Why MY BODY is MY MUSE


When I look back at my life, I realise that I had body image issues from a young age.

I can remember back to being about 11, and my breasts were just starting to emerge. I went away with my granny, on a special trip to visit my cousins. Even though the weather was unusually warm for winter, I refused to take off my jersey the whole time. Because I was embarrassed about these new boob-y things!

I was never diagnosed with an eating disorder, and didn’t get to the stage where I was dangerously skinny, but in retrospect I realise that I was anorexic as a teenager. I had really bad eating habits, and would swing between starving myself and bingeing. I realise now that my mom worried about me, but I either hid my habits well enough, or somehow managed to convince her that I was okay. Yet, although I never got thin enough to become ill, I wasn’t really okay.

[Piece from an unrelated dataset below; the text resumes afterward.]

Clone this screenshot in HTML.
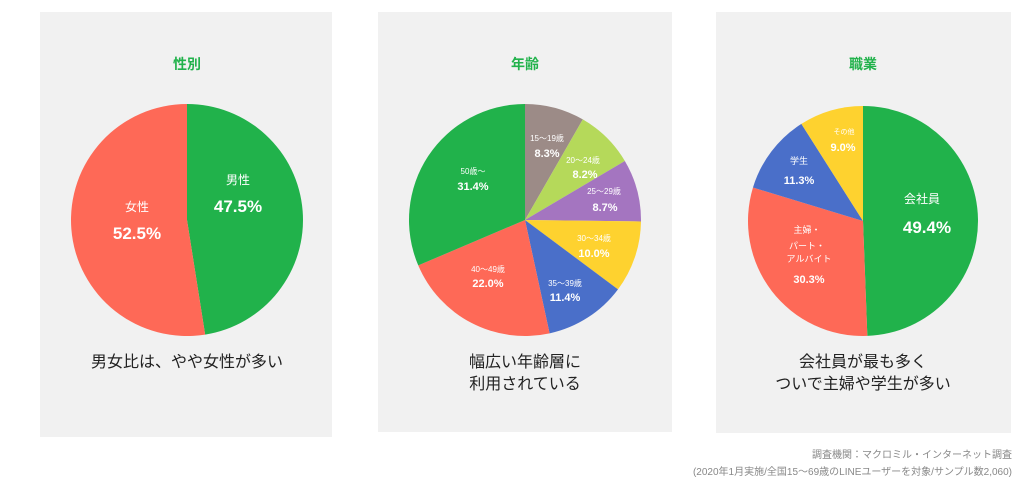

Mirrors are an interesting thing!

As far back as I can remember, any time I looked in a mirror, the first thing I would see was my bulging tummy. Yet, when I recently connected with an old school friend I hadn’t seen in years, she said that the other girls had been so envious of me. They all wished they had a figure like mine…

I wouldn’t have believed her back then, but I do now. I even found photos of me at sixteen in a bikini, and yes, I was gorgeous! No fat tummy in sight.

I know my body isn’t perfect. I still am not comfortable wandering naked around the house. And I do the home version of bikini waxes because it’s more comfortable and convenient, and well, private… But even though my body isn’t perfect, it is mine, and I am comfortable in it.



Now.

I got to this point intuitively, using my creative process.

In recent years, I have suffered major health issues which impacted the physical appearance of the body I had just gotten comfortable with. My colon was removed resulting in an angry scar from my tummy button all the way down, and the resurgence for a while of that bulging stomach. Breast cancer ended up in a mastectomy and reconstruction—physical changes to adjust to, as well as the fear that my body wasn’t ever going to be healthy again.

I returned once again to my creative process, and my belief in the connectedness of mind, body, and spirit.

My creativity, each time, helped me to understand what had changed for me, and to see things from my new perspective. Then I could embrace those changes, physical and emotional.

Everything I have learnt along the way has become integrated into the 9-step process upon which my programs and coaching is based.